Recurrent pancreatitis is a potentially fatal complication of severe hypertriglyceridemia. Genetic defects and lifestyle risk factors may render this condition unresponsive to current treatments.
We report this first case of long-term management of intractable near-fatal recurrent pancreatitis secondary to severe hypertriglyceridemia by a novel use of lomitapide, an inhibitor of microsomal triglyceride transfer protein, recently approved for treatment of familial homozygous hypercholesterolemia. The patient had been hospitalized many times for pancreatitis since age 15 years. Her serum triglyceride level averaged 3900 mg/dL while she received therapy with approved lipid drugs.
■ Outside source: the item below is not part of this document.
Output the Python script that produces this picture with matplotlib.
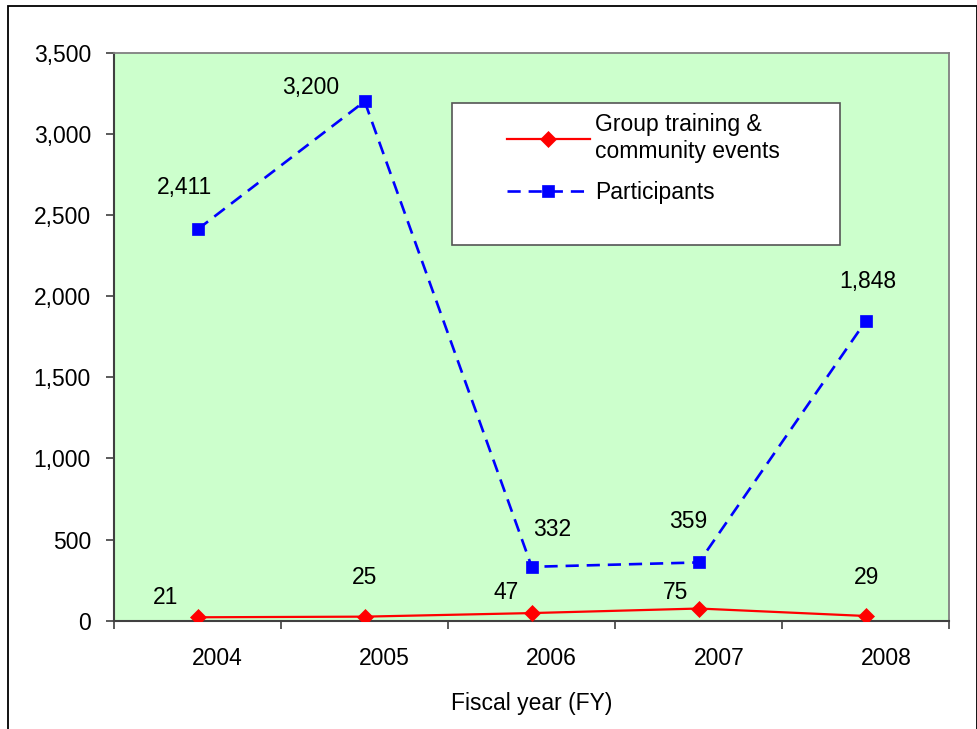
import matplotlib
matplotlib.use("Agg")
import matplotlib.pyplot as plt
from matplotlib.patches import Rectangle
from matplotlib.transforms import ScaledTranslation

plt.rcParams['font.family'] = ['Liberation Sans', 'DejaVu Sans']

years = ["2004", "2005", "2006", "2007", "2008"]
events = [21, 25, 47, 75, 29]
participants = [2411, 3200, 332, 359, 1848]
event_labels = ["21", "25", "47", "75", "29"]
participant_labels = ["2,411", "3,200", "332", "359", "1,848"]
yticks = [0, 500, 1000, 1500, 2000, 2500, 3000, 3500]
ytick_labels = ["0", "500", "1,000", "1,500", "2,000", "2,500", "3,000", "3,500"]

# label offsets in pixels (layout only)
event_off = [(-32, 20), (0, 39), (-26, 21), (-23, 16), (1, 38)]
part_off = [(-13, 42), (-54, 14), (20, 37), (-11, 41), (2, 39)]

FS = 16.5
W, H = 978, 729
fig = plt.figure(figsize=(W / 100, H / 100), dpi=100)
ax_l, ax_r, ax_t, ax_b = 114, 949.5, 52.7, 620.7
ax = fig.add_axes([ax_l / W, 1 - ax_b / H, (ax_r - ax_l) / W, (ax_b - ax_t) / H])
ax.set_facecolor('#CCFFCC')

x = list(range(len(years)))
ax.plot(x, events, color='#FF0000', lw=1.6, marker='D', ms=8,
        markeredgewidth=0.5, label="Group training &\ncommunity events", zorder=3)
ax.plot(x, participants, color='#0000FF', lw=1.9, dashes=(5, 3), marker='s', ms=8.5,
        markeredgewidth=0.5, label="Participants", zorder=3)

for xi, v, t, o in zip(x, events, event_labels, event_off):
    ax.annotate(t, (xi, v), xytext=o, textcoords='offset pixels',
                ha='center', va='center', fontsize=FS, zorder=6)
for xi, v, t, o in zip(x, participants, participant_labels, part_off):
    ax.annotate(t, (xi, v), xytext=o, textcoords='offset pixels',
                ha='center', va='center', fontsize=FS, zorder=6)

ax.set_xlim(-0.5, len(years) - 0.5)
ax.set_ylim(0, 3500)
ax.set_yticks(yticks)
ax.set_yticklabels(ytick_labels, fontsize=FS)
ax.set_xticks(x)
ax.set_xticklabels(years, fontsize=FS)
ax.set_xticks([i - 0.5 for i in range(len(years) + 1)], minor=True)
ax.tick_params(axis='x', which='major', length=0, pad=19)
ax.tick_params(axis='x', which='minor', length=5.8, width=1.2, color='#404040', direction='out')
ax.tick_params(axis='y', which='major', length=5.8, width=1.2, color='#404040', pad=10.8)
off = ScaledTranslation(20 / 100, 0, fig.dpi_scale_trans)
for lab in ax.get_xticklabels():
    lab.set_transform(lab.get_transform() + off)

ax.set_xlabel("Fiscal year (FY)", fontsize=FS, labelpad=16)

for s in ['left', 'bottom']:
    ax.spines[s].set_color('#404040')
    ax.spines[s].set_linewidth(1.5)
for s in ['top', 'right']:
    ax.spines[s].set_color('#808080')
    ax.spines[s].set_linewidth(1.3)

# legend frame
lx0, lx1, ly0, ly1 = 452, 840, 102.7, 245
ax.add_patch(Rectangle(((lx0 - ax_l) / (ax_r - ax_l), (ax_b - ly1) / (ax_b - ax_t)),
                       (lx1 - lx0) / (ax_r - ax_l), (ly1 - ly0) / (ax_b - ax_t),
                       transform=ax.transAxes, facecolor='white', edgecolor='#555555',
                       lw=1.2, zorder=4))
leg = ax.legend(loc='upper left',
                bbox_to_anchor=((507 - ax_l) / (ax_r - ax_l), (ax_b - 113) / (ax_b - ax_t)),
                frameon=False, fontsize=FS, handlelength=3.6, handletextpad=0.25,
                borderpad=0, borderaxespad=0, labelspacing=0.8)
leg.set_zorder(5)

# outer border
fig.patches.append(Rectangle((8 / W, -0.01), (977 - 8) / W, (729 - 6) / H + 0.01,
                             transform=fig.transFigure, fill=False, edgecolor='black',
                             lw=1.3, zorder=0))

fig.savefig("out.png", dpi=100)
She is homozygous for a coding mutation (P234L) in lipoprotein lipase, leaving her unable to metabolize triglycerides in chylomicrons and very low density lipoproteins (VLDL). Lomitapide reduces the secretion of chylomicrons and VLDL. Lomitapide, which was started when she was 44 years old after near-fatal pancreatitis, lowered her fasting triglyceride level from greater than 3000 mg/dL to a mean (SD) of 903 (870) mg/dL while she received 30 mg/d and to 524 (265) mg/dL while she received 40 mg/d; eliminated chronic abdominal pain; and prevented pancreatitis. However, fatty liver, present before treatment, progressed to steatohepatitis and fibrosis after 12 to 13 years.
Conclusions and Relevance
Lomitapide prevented pancreatitis in severe intractable hypertriglyceridemia but at a potential long-term cost of hepatotoxicity.
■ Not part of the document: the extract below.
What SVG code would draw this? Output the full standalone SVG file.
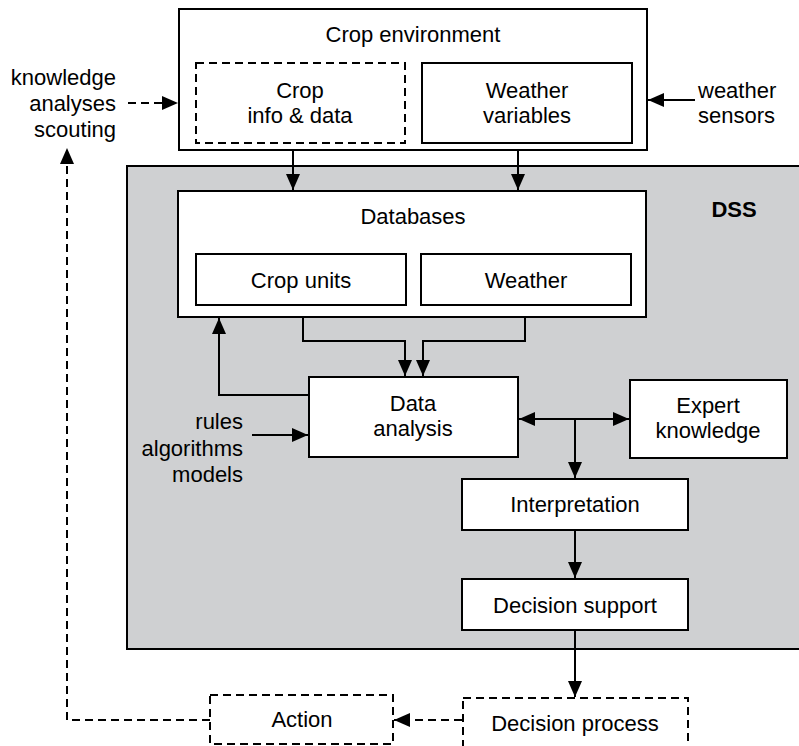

The dose of lomitapide was adjusted to balance efficacy and tolerability. The patient’s triglyceride level when receiving 12.5 mg/d averaged 2110 mg/dL, when receiving the alternating dose regimen of 12.5 mg/d and 25 mg/d averaged 1416 mg/dL, and when receiving 25 mg/d averaged 371 mg/dL. Discontinued indicates temporary cessation of lomitapide. (To convert triglycerides to millimoles per liter, multiply by 0.0113.)
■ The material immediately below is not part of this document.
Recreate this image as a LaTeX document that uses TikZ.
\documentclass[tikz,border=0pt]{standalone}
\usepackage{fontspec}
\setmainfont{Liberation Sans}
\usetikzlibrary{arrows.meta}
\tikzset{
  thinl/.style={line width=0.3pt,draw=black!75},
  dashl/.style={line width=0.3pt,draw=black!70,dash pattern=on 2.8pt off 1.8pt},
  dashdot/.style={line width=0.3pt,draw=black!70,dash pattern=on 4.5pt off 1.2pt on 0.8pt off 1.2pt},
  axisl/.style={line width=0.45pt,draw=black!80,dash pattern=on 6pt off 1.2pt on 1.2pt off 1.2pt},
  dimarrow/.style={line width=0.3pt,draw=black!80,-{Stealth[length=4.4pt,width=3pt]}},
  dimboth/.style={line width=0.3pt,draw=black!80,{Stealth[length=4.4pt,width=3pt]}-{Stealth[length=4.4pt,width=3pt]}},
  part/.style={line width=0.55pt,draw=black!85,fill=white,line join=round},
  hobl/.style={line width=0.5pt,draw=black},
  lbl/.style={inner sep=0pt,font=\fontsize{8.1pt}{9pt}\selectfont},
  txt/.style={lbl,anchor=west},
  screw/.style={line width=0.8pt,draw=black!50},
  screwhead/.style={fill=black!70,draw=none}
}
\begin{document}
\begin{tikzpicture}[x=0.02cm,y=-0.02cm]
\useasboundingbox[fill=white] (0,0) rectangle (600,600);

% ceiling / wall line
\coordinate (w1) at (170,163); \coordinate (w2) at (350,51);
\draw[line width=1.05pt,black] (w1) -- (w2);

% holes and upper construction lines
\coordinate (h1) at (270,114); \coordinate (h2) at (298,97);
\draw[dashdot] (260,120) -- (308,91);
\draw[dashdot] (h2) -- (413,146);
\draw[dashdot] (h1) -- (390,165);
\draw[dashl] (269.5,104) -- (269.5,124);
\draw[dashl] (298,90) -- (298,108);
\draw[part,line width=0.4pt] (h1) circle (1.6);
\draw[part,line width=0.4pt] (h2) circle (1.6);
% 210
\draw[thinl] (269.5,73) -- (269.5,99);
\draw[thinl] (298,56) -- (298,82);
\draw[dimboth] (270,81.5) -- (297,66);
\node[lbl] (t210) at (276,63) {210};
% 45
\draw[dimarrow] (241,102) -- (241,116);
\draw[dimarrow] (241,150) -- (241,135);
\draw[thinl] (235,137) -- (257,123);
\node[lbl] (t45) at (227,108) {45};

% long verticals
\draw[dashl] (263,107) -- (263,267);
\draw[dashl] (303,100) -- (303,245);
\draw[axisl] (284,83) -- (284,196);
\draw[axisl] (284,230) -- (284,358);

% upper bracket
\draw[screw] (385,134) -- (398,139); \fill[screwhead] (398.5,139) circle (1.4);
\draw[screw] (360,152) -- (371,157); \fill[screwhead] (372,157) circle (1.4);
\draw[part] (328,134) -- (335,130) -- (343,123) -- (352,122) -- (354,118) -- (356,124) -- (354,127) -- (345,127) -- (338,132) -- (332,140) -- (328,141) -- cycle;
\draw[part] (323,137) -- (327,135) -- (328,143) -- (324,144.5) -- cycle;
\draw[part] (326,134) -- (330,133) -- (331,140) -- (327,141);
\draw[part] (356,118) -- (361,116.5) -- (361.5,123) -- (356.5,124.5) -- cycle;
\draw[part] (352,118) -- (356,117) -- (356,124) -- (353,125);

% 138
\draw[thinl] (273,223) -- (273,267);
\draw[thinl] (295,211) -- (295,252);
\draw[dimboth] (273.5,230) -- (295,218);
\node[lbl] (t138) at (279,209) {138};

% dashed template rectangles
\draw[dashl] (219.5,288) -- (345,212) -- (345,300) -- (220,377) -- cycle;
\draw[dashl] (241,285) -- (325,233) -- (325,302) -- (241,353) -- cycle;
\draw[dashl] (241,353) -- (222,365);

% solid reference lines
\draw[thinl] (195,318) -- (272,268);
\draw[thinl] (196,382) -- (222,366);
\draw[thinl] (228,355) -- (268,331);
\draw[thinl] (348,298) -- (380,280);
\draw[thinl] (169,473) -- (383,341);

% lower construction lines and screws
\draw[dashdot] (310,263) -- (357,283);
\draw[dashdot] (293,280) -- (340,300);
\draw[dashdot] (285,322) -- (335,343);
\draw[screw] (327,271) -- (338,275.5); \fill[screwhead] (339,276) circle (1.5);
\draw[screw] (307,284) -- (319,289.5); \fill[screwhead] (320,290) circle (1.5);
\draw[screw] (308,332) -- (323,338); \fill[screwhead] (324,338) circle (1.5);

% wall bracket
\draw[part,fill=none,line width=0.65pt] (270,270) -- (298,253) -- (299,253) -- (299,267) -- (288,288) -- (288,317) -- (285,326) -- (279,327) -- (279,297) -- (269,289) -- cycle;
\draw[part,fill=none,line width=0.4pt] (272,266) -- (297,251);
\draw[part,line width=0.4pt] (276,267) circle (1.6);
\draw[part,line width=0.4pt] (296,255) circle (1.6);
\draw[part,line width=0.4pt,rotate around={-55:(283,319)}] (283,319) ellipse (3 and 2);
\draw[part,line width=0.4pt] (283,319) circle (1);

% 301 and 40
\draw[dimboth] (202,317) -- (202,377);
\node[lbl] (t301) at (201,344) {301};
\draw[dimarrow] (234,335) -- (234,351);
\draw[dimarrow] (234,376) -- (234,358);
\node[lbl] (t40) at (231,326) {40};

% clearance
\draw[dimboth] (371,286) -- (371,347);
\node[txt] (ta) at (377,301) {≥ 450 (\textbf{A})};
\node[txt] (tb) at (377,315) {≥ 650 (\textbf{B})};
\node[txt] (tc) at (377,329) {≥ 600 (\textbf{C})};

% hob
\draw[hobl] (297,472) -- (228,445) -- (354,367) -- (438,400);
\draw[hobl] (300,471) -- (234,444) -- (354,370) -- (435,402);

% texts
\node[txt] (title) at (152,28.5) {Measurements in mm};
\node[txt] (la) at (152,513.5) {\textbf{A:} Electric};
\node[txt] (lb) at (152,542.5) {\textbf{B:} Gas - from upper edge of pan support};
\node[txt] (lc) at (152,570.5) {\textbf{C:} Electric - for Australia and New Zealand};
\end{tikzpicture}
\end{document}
Each episode of pancreatitis (P) is defined as brief uncomplicated hospitalization associated with not taking the drug or exceptionally high dietary fat intake (The 2 P’s close to each other are simply 2 pancreatitis episodes that occurred at the times indicated on the x-axis). At year 4, a 6-month trial of adding fenofibrate, 200 mg/d, to lomitapide, 12.5 mg/d, to try to control the hypertriglyceridemia on a lower dose of lomitapide was a failure. The patient’s mean serum TG level was 3175 mg/dL (range, 2525-3880 mg/dL; N = 4 TG tests) with the combination, compared with 2345 mg/dL (range, 1041-3600 mg/dL; N = 6 TG measurements) during treatment with lomitapide, 12.5 mg/d. This time period is indicated by vertical gray columns. In the 10th year, lomitapide was reformulated into 20- and 40-mg capsules. The mean (SD) TG levels during treatment with 20 mg/d was 1604 (1030) mg/dL (median, 1331 mg/dL; N = 13 TG measurements); during treatment with the alternating dose of 20 mg/d and 40 mg/d, 903 (870) mg/dL (median, 703 mg/dL; N = 10 TG measurements); and during treatment with the 40-mg/d dose, 524 (265) mg/dL (median, 542 mg/dL; N = 4 TG measurements). B indicates baseline. (To convert TG to millimoles per liter, multiply by 0.0113.)
The upper limits of normal were 40 U/L for ALT (A) and 35 U/L for AST (B). Findings of the liver biopsy described in more detail in the subsection titled “Hepatic Toxicity of Lomitapide.” B indicates baseline. (To convert ALT and AST to microkatals per liter, multiply by 0.0167.)